The comprehensive measure of labor underutilization accounts for people who have stopped looking for work or who can’t find full-time jobs. The March figure is the highest since the Labor Department started this particular data series in 1994. It’s also above a discontinued and even broader measure that hit 15% in late 1982, when the official unemployment rate was 10.8%. (That data series goes back to the 1970s.)
The 8.5% unemployment rate is calculated based on people who are without jobs, who are available to work and who have actively sought work in the prior four weeks.

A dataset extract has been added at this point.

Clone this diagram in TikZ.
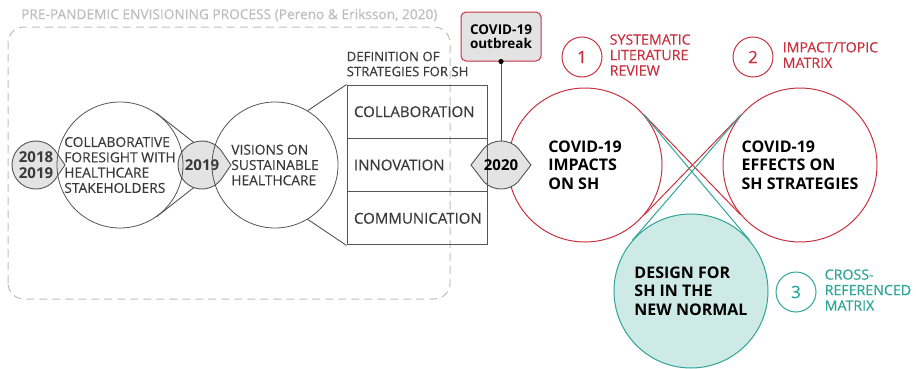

The “actively looking for work” definition is fairly broad, including people who contacted an employer, employment agency, job center or friends; sent out resumes or filled out applications; or answered or placed ads, among other things.
The U-6 figure includes everyone in the official rate plus “marginally attached workers” — those who are neither working nor looking for work, but say they want a job and have looked for work recently; and people who are employed part-time for economic reasons, meaning they want full-time work but took a part-time schedule instead because that’s all they could find.
Many forecasters expect the official unemployment rate to top 10% by early next year. If the path of the broader unemployment rate continues, it’s likely to top 18%. For people in this group, comparisons to the Great Depression (when 25% of Americans were out of work) may not look so wild even if overall economic activity is holding up better.